| TASK REQUIREMENTS |
Pictures stay out of this copy, which runs from the first line of the material through the line containing "from matplotlib.patches import Rectangle".

| COLLECTED MATERIAL |
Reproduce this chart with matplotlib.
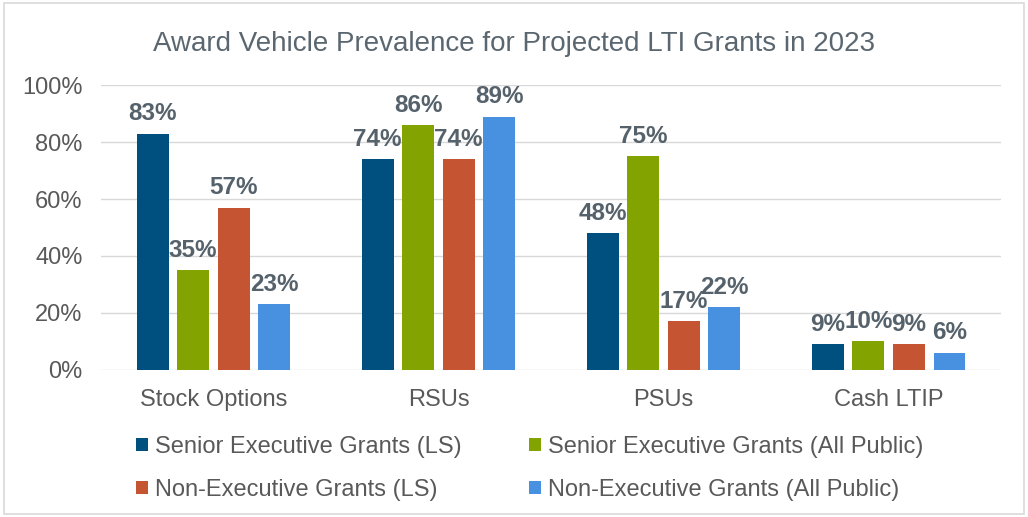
import numpy as np
import matplotlib.pyplot as plt
from matplotlib.patches import Rectangle

categories = ["Stock Options", "RSUs", "PSUs", "Cash LTIP"]
series_names = [
    "Senior Executive Grants (LS)",
    "Senior Executive Grants (All Public)",
    "Non-Executive Grants (LS)",
    "Non-Executive Grants (All Public)",
]
senior_ls = [83, 74, 48, 9]
senior_all = [35, 86, 75, 10]
nonexec_ls = [57, 74, 17, 9]
nonexec_all = [23, 89, 22, 6]
series_values = [senior_ls, senior_all, nonexec_ls, nonexec_all]
colors = ["#00507F", "#82A300", "#C55433", "#4791E0"]

plt.rcParams['font.family'] = ['Liberation Sans', 'DejaVu Sans']
text_gray = "#595959"
label_gray = "#56626B"

fig = plt.figure(figsize=(10.28, 5.17), dpi=100)
ax = fig.add_axes([0.098, 0.285, 0.876, 0.55])

x = np.arange(len(categories))
pitch = 0.18
width = 0.142
handles = []
for i, (name, vals, c) in enumerate(zip(series_names, series_values, colors)):
    pos = x + (i - 1.5) * pitch
    bars = ax.bar(pos, vals, width, color=c, label=name, zorder=3)
    handles.append(bars)
    for b, v in zip(bars, vals):
        ax.text(b.get_x() + b.get_width() / 2, v + 3, f"{v}%", ha='center', va='bottom',
                fontsize=17.5, fontweight='bold', color=label_gray)

ax.set_xlim(-0.5, 3.5)
ax.set_ylim(0, 100)
ax.set_yticks(range(0, 101, 20))
ax.set_yticklabels([f"{t}%" for t in range(0, 101, 20)])
ax.set_xticks(x)
ax.set_xticklabels(categories)
ax.tick_params(axis='both', length=0, labelsize=17, colors=text_gray)
ax.tick_params(axis='y', pad=13)
ax.tick_params(axis='x', pad=14)
ax.grid(axis='y', color='#D9D9D9', linewidth=1, zorder=0)
for s in ax.spines.values():
    s.set_visible(False)

fig.text(0.5, 0.915, "Award Vehicle Prevalence for Projected LTI Grants in 2023",
         ha='center', va='center', fontsize=20, color="#5B6770")

# matplotlib fills legend columns first, so reorder to read row by row
order = [0, 2, 1, 3]
fig.legend([handles[k] for k in order], [series_names[k] for k in order],
           loc='lower left', bbox_to_anchor=(0.112, -0.01), ncol=2, frameon=False,
           fontsize=17, labelcolor=text_gray, handlelength=0.5, handleheight=0.5,
           handletextpad=0.3, columnspacing=2.85, labelspacing=0.9)

fig.patches.append(Rectangle((0.004, 0.006), 0.992, 0.988, transform=fig.transFigure,
                             fill=False, edgecolor='#D9D9D9', linewidth=1.2))

fig.savefig("out.png", dpi=100, facecolor='white')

| EXPECTED ANSWER |
Reproduce this chart with matplotlib.
import numpy as np
import matplotlib.pyplot as plt
from matplotlib.patches import Rectangle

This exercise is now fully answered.